No such consideration is given the croucher in real life. Instead of outlining the situation, the calamity said, “Because bane came back to make sure,” which only confused the issue further.
“Heartless monster,” she said, and it was unclear whether she was referring to the bane that had come back or to Mr. Dunworthy. “And it would only have gone back to the house, and he’d have tried it again. I didn’t want him to see me because he’d know I wasn’t a contemp and there wasn’t any place to hide but the net. He’d have seen me in the gazebo. I didn’t think—”
“Exactly, Miss Kindle,” Mr. Dunworthy said. “You didn’t think.”
“What are you going to do?” the calamity said. “Are you going to send it back? You’re going to drown it, aren’t You?”
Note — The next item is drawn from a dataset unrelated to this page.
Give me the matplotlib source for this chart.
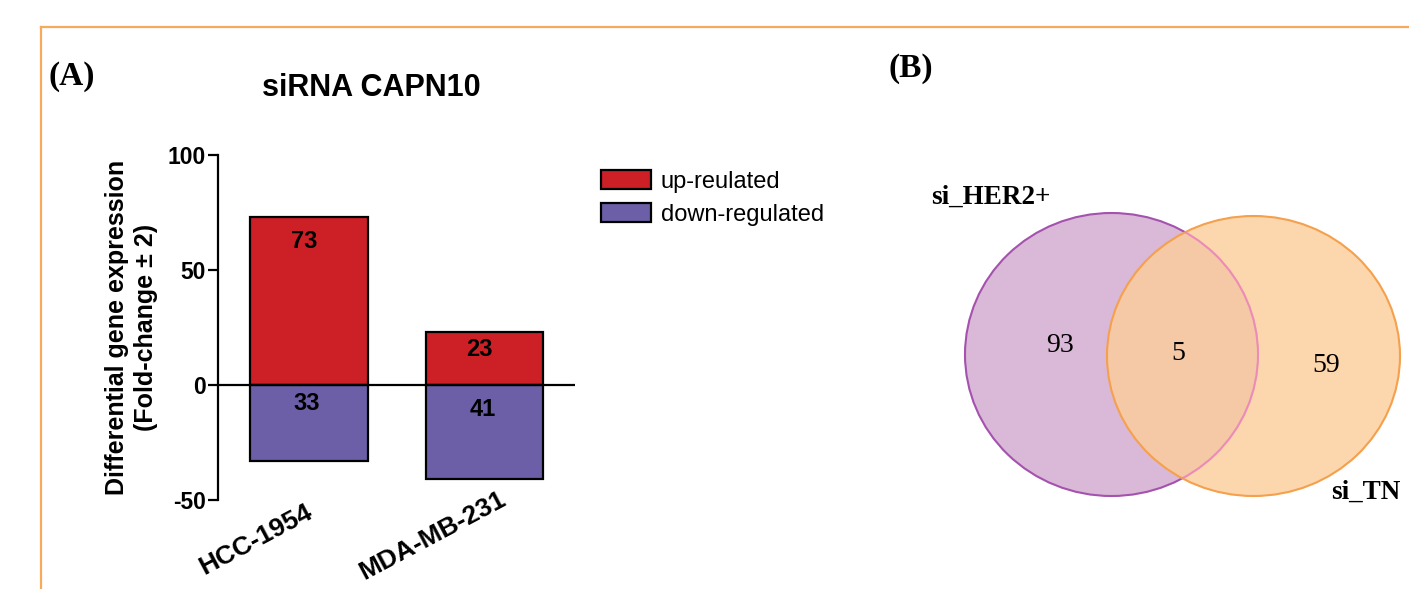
import matplotlib
matplotlib.use("Agg")
import matplotlib.pyplot as plt
import matplotlib.transforms as mtrans
from matplotlib.patches import Ellipse
from matplotlib.lines import Line2D
import numpy as np

# ---------------- data ----------------
cell_lines = ["HCC-1954", "MDA-MB-231"]
up_regulated = [73, 23]
down_regulated = [33, 41]
series_labels = ["up-reulated", "down-regulated"]
y_ticks = [-50, 0, 50, 100]
chart_title = "siRNA CAPN10"
y_label = "Differential gene expression\n(Fold-change \u00b1 2)"

venn_sets = ["si_HER2+", "si_TN"]
venn_only_a = 93
venn_both = 5
venn_only_b = 59

# ---------------- style ----------------
W, H = 1409, 589
RED = "#CD1F26"
PURPLE = "#6C5FA7"
FRAME = "#F7A95C"
SANS = "Liberation Sans"
SERIF = "Liberation Serif"

fig = plt.figure(figsize=(W / 100, H / 100), dpi=100)

def fx(px):
    return px / W

def fy(py):
    return 1 - py / H

# overlay axes in pixel coordinates (frame + venn)
ov = fig.add_axes([0, 0, 1, 1])
ov.set_xlim(0, W)
ov.set_ylim(H, 0)
ov.axis("off")
ov.patch.set_alpha(0)

# orange frame
ov.add_line(Line2D([41, W], [27, 27], color=FRAME, lw=1.6))
ov.add_line(Line2D([41, 41], [27, H], color=FRAME, lw=1.6))

# ---------------- panel A: bar chart ----------------
ax = fig.add_axes([fx(218), fy(500), fx(575) - fx(218), fy(155) - fy(500)])
x = np.arange(len(cell_lines))
bw = 0.67
b_up = ax.bar(x, up_regulated, width=bw, color=RED, edgecolor="black",
              linewidth=1.6, label=series_labels[0], zorder=2)
b_dn = ax.bar(x, [-v for v in down_regulated], width=bw, color=PURPLE,
              edgecolor="black", linewidth=1.6, label=series_labels[1], zorder=2)
ax.axhline(0, color="black", lw=1.6, zorder=3)
ax.set_xlim(-0.519, 1.516)
ax.set_ylim(-50, 100)
ax.set_yticks(y_ticks)
ax.set_yticklabels([str(t) for t in y_ticks], fontsize=16.5, fontweight="bold",
                   family=SANS)
ax.tick_params(axis="y", direction="out", length=7, width=1.6, pad=1.5)
ax.tick_params(axis="x", length=0, pad=0)
ax.set_xticks(x)
ax.set_xticklabels(cell_lines, rotation=28, ha="right", va="top",
                   rotation_mode="anchor", fontsize=19, fontweight="bold",
                   family=SANS)
# per-label layout nudges (pixels: right, up)
xlabel_nudges = [(-4, 0), (14, 13)]
for lbl, (dx, dy) in zip(ax.get_xticklabels(), xlabel_nudges):
    lbl.set_transform(lbl.get_transform() +
                      mtrans.ScaledTranslation(dx / 100, dy / 100, fig.dpi_scale_trans))
for s in ["top", "right", "bottom"]:
    ax.spines[s].set_visible(False)
ax.spines["left"].set_linewidth(1.6)
ax.patch.set_alpha(0)

ax.set_ylabel(y_label, fontsize=18, fontweight="bold", family=SANS,
              labelpad=7, linespacing=1.25)

# value labels
up_offsets = [-24, -17]
dn_offsets = [-18, -24]
for i in range(len(cell_lines)):
    ax.annotate(str(up_regulated[i]), (x[i], up_regulated[i]),
                xytext=(-5, up_offsets[i]), textcoords="offset pixels",
                ha="center", va="center", fontsize=17, fontweight="bold",
                family=SANS, zorder=4)
    ax.annotate(str(down_regulated[i]), (x[i], 0),
                xytext=(-2, dn_offsets[i]), textcoords="offset pixels",
                ha="center", va="center", fontsize=17, fontweight="bold",
                family=SANS, zorder=4)

fig.text(fx(371), fy(88), chart_title, ha="center", va="center",
         fontsize=22, fontweight="bold", family=SANS)

leg = fig.legend(handles=[b_up, b_dn], labels=series_labels,
                 loc="upper left", bbox_to_anchor=(fx(601), fy(170)),
                 frameon=False, prop={"family": SANS, "size": 17},
                 handlelength=2.1, handleheight=0.85, handletextpad=0.42,
                 labelspacing=0.45, borderpad=0, borderaxespad=0)

# panel labels
fig.text(fx(48), fy(77), "(A)", ha="left", va="center", fontsize=24,
         fontweight="bold", family=SERIF)
fig.text(fx(889), fy(69), "(B)", ha="left", va="center", fontsize=24,
         fontweight="bold", family=SERIF)

# ---------------- panel B: venn ----------------
e_a = Ellipse((1111.5, 354.5), 293, 283, facecolor="#DAB8D7",
              edgecolor="#A452AE", lw=1.5, zorder=1)
e_b = Ellipse((1253.5, 356), 293, 280, facecolor=(252 / 255, 205 / 255, 154 / 255, 0.82),
              edgecolor="#F5A04C", lw=1.5, zorder=2)
e_a2 = Ellipse((1111.5, 354.5), 293, 283, facecolor="none",
               edgecolor=(0.93, 0.50, 0.76, 0.8), lw=1.4, zorder=3)
for e in (e_a, e_b, e_a2):
    ov.add_patch(e)
e_a2.set_clip_path(e_b)

ov.text(1060, 345, str(venn_only_a), ha="center", va="center", fontsize=20,
        family=SERIF, zorder=5)
ov.text(1178, 353, str(venn_both), ha="center", va="center", fontsize=20,
        family=SERIF, zorder=5)
ov.text(1326, 365, str(venn_only_b), ha="center", va="center", fontsize=20,
        family=SERIF, zorder=5)
ov.text(931, 197, venn_sets[0], ha="left", va="center", fontsize=19.5,
        fontweight="bold", family=SERIF, zorder=5)
ov.text(1401, 492, venn_sets[1], ha="right", va="center", fontsize=19.5,
        fontweight="bold", family=SERIF, zorder=5)

fig.savefig("out.png", dpi=100)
“I don’t intend to do anything until I have considered all the possibilities,” Mr. Dunworthy said.
“Utterly heartless,” she said.
“I am extremely fond of cabbies,” he said, “but there is a good deal at stake here. I must consider all the consequences and possibilities before acting. I realize that’s an alien notion to you.”
Cabbies? I wondered why he was so fond of them. I have always found them entirely too talkative, especially the ones during the Blitz, who apparently paid no attention to the admonition that “Loose lips sink ships.” They were always telling me how someone had been buried alive in the rubble or got blown up—“Head was all the way across the street in a shop window. Miliner’s. Riding in a taxi just like you are now.”
“Are you sending me back?” she said. “I told them I was going out sketching. If I don’t come back, they’ll think I’ve drowned.”
“I don’t know. Until I decide, I want you in your rooms.”
“Can I take it with me?”
“No.”
There was a sinister sounding silence, and then the door opened, and there stood the most beautiful creature I’d ever seen.
Finch had said Nineteenth Century, and I expected hoop skirts, but she had on a long, greenish gown that clung to her slim body as if it were wet. Her auburn hair trailed about her shoulders and down her back like water weeds, and the whole effect was that of a Waterhouse nymph, rising like a wraith out of the dark water.
I stood up, gawping as foolishly as the new recruit, and took off my ARP helmet, wishing I had cleaned up when the nurse told me to.
She took hold of her long, trailing sleeve and wrung it out on the carpet. Finch grabbed a fax-mag and spread it under her.
“Oh, good, Ned, you’re here,” Mr. Dunworthy said from the door. “Just the person I wanted to see.”